You can imagine the facial expressions of the Russians we passed, who were leisurely strolling about on a fairly cold day, as we went tearing by screaming "ON, ON!!". Here are a few pictures of our journey. The forest was beautiful.

After the finish, we trekked back to "CitiBar", across the street from the American Consulate. A great place, they let us stow our gear there during the run, and had real eggs benedict waiting when we got back (I called ahead to see if we could place an order since I had to leave for the train station right after we got back). Food has never tasted so good.

The Mighty Dollar


Perhaps less mighty now, yet the dollar store is everywhere...

The Ants Go Marching One By One....


In case anyone missed this important news flash (taken from FoxNews):

Swiss Troops Accidentally Invade Lichtenstein
ZURICH, Switzerland — What began as a routine training exercise almost ended in an embarrassing diplomatic incident after a company of Swiss soldiers got lost at night and marched into neighboring Liechtenstein.
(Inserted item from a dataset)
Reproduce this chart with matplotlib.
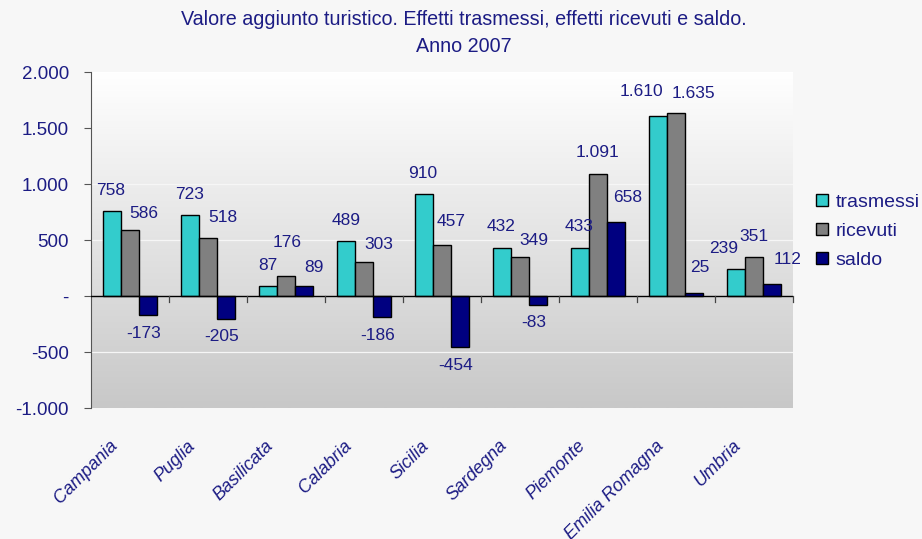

According to Swiss daily Blick, the 170 infantry soldiers from the neutral country wandered more than a mile across an unmarked border into the tiny principality early Thursday before realizing their mistake and turning back.

A spokesman for the Swiss army confirmed the story, but said that there were unlikely to be any serious repercussions for the mistaken invasion. "We've spoken to the authorities in Liechtenstein and it's not a problem," Daniel Reist told The Associated Press on Friday. Officials in Liechtenstein also played down the incident.

Interior Ministry spokesman Markus Amman said nobody in Liechtenstein had even noticed the soldiers, who were carrying assault rifles but no ammunition. "It's not like they stormed over here with attack helicopters or something," he said.

Liechtenstein, which has about 34,000 inhabitants and is slightly smaller than Washington, D.C., does not have an army.

A string of luck

So I've been on holiday. Literally and figuratively. I took a small break from all commitments, written, electronic, and otherwise. In the spirit of honoring an "old Russian tradition", I kicked back and did nothing for a bit. It was nice. Now, I'm back. :)

After sending my final paper in, a series of fortunate events happened within the span of 24 hours. First, a package arrived in the mail with a very nice, embroidered jacket from Norwich University enclosed (a gift for finishing the last class). My teacher graded my paper incredibly quickly - sending back an "A" and a note that if I work on it, it might be publishable in the Journal of African Affairs. That night, some of my old students and the other teachers dragged me out to a local cafe, where we bought a bottle of wine and toasted my finishing school. AND I got a lucky ticket on the bus for my first time ever since moving here.

Let me explain. When you buy a bus ticket, it has 6 numbers on it. A "lucky" ticket is one where the sum of the first 3 digits equals the sum of the last 3 digits. (would this ever be a hobby in America?) If you get a lucky ticket, you're supposed to eat it. I didn't eat mine, but I did save it, and I was very excited.